Vaughan's sails were trimmed by better field settings and Kumble's skill. The belief that he would make a third consecutive hundred ebbed slightly. He was on 61 when he edged Agarkar behind. Parthiv Patil gloved it to his right and Laxman dropped the rebound. Vaughan has ridden these slices of fortune before this summer, so this was a wonderful portent. On this occasion it lasted for precisely one ball. To Agarkar's next delivery he proferred an uncharacteristically limp drive which went directly to cover.
After an early tea caused by a rain break, Hussain was leg before to Zaheer to one that might have gone over the top. Or might not. Stewart pushed at his first ball. The ball went low to third slip where Sanjay Bangar grassed it. They had been watching England for too long and for once England were grateful.
But their fielding labours continued to tell as they came and went, Andrew Flintoff to his first ball. Although Ashley Giles helped Stewart add 70 he, too, was leg before. England have 11 wickets left. They must treasure each of them. Australia, the winter's opponents, must have liked what they saw. So, of more immediate importance, did India.
npower Test scoreboard
Third day; India won toss
India
S B Bangar c Stewart b Flintoff 68
V Sehwag c Flintoff b Hoggard 8
R Dravid st Stewart b Giles 148
S R Tendulkar lbw b Caddick 193
S C Ganguly b Tudor 128
V V S Laxman c Hussain b Tudor 6
A B Agarkar b Caddick 2
P A Patel not out 7
Harbhajan Singh c Hoggard b Caddick 18
Extras (b14 lb13 w5 nb18) 50
Total (for 8 dec) 628
Fall: 1-15 (Sehwag), 2-185 (Bangar), 3-335 (Dravid), 4-584 (Ganguly), 5-596 (Tendulkar), 6-602 (Agarkar), 7-604 (Laxman), 8-628 (Harbhajan Singh).

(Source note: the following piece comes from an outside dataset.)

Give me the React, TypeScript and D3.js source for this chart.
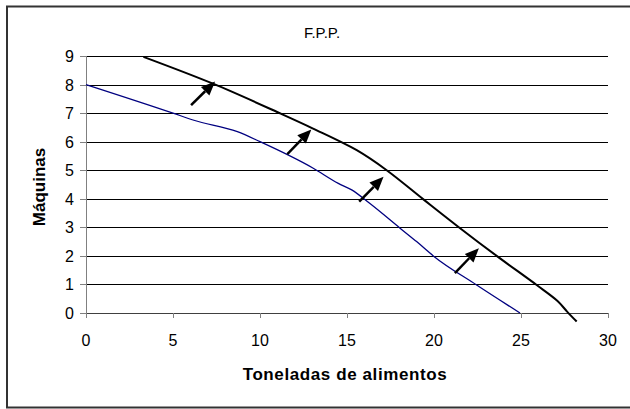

Did not bat: Zaheer Khan, A Kumble.
Bowling: Hoggard 36-12-102-1 (nb4), Caddick 40.1-5-150-3 (nb8), Tudor 36-10-146-2 (nb4) , Flintoff 27-6-68-1 (nb2, w5), Giles 39-3-134-1, Butcher 1-1-0-0, Vaughan 1-0-1-0 .
England
R W T Key c Laxman b Zaheer Khan 30
M P Vaughan c Sehwag b Agarkar 61
M A Butcher lbw b Kumble 16
N Hussain lbw b Zaheer Khan 25
J P Crawley c Laxman b Harbhajan Singh 13
A J Stewart not out 71
A Flintoff lbw b Harbhajan Singh 0
A J Tudor c Sehwag b Agarkar 1
A F Giles lbw b Kumble 25
A R Caddick b Harbhajan Singh 1
M J Hoggard not out 0
Extras (b1, lb10, nb10) 21
Total (for 9, 349 min, 85 overs) 264
Fall: 1-67 (Key), 2-109 (Butcher), 3-130 (Vaughan), 4-140 (Hussain), 5-164 (Crawley), 6-164 (Flintoff), 7-185 (Tudor), 8-255 (Giles), 9-258 (Caddick).
Bowling: Zaheer Khan 19-3-59-2 (nb2) (6-2-20-0 5-0-12-1 5-1-14-1 3-0-13-0); Agarkar 15-4-59-2 (nb2) (4-1-22-0 8-3-18-1 3-0-19-1); Bangar 4-1-9-0 (nb1) (3-1-3-0 1-0-6-0); Kumble 31-7-87-2 (nb5) (21-3-62-1 3-1-9-0 3-2-5-0 4-1-11-1); Harbhajan Singh 16-5-39-3 (2-2-0-0 12-3-37-2 2-0-2-1).
Progress: Third day: 50: 61 min, 14.4 overs. Lunch: 61-0 (Key 24, Vaughan 35) 19 overs. 100: 121 min, 30 overs. Rain stopped play 3.26-4.27pm – tea taken 135-3 (Hussain 20, Crawley 0) 44 overs. 150: 217 min, 53.2 overs. 200: 277 min, 67.3 overs. 250: 320 min, 78.2 overs.
Vaughan's 50: 121 min, 78 balls, 8 fours. Stewart's 50: 118 min, 82 balls, 7 fours.
Umpires: E A R de Silva and D L Orchard. TV replay umpire: P Willey. Referee: C H Lloyd.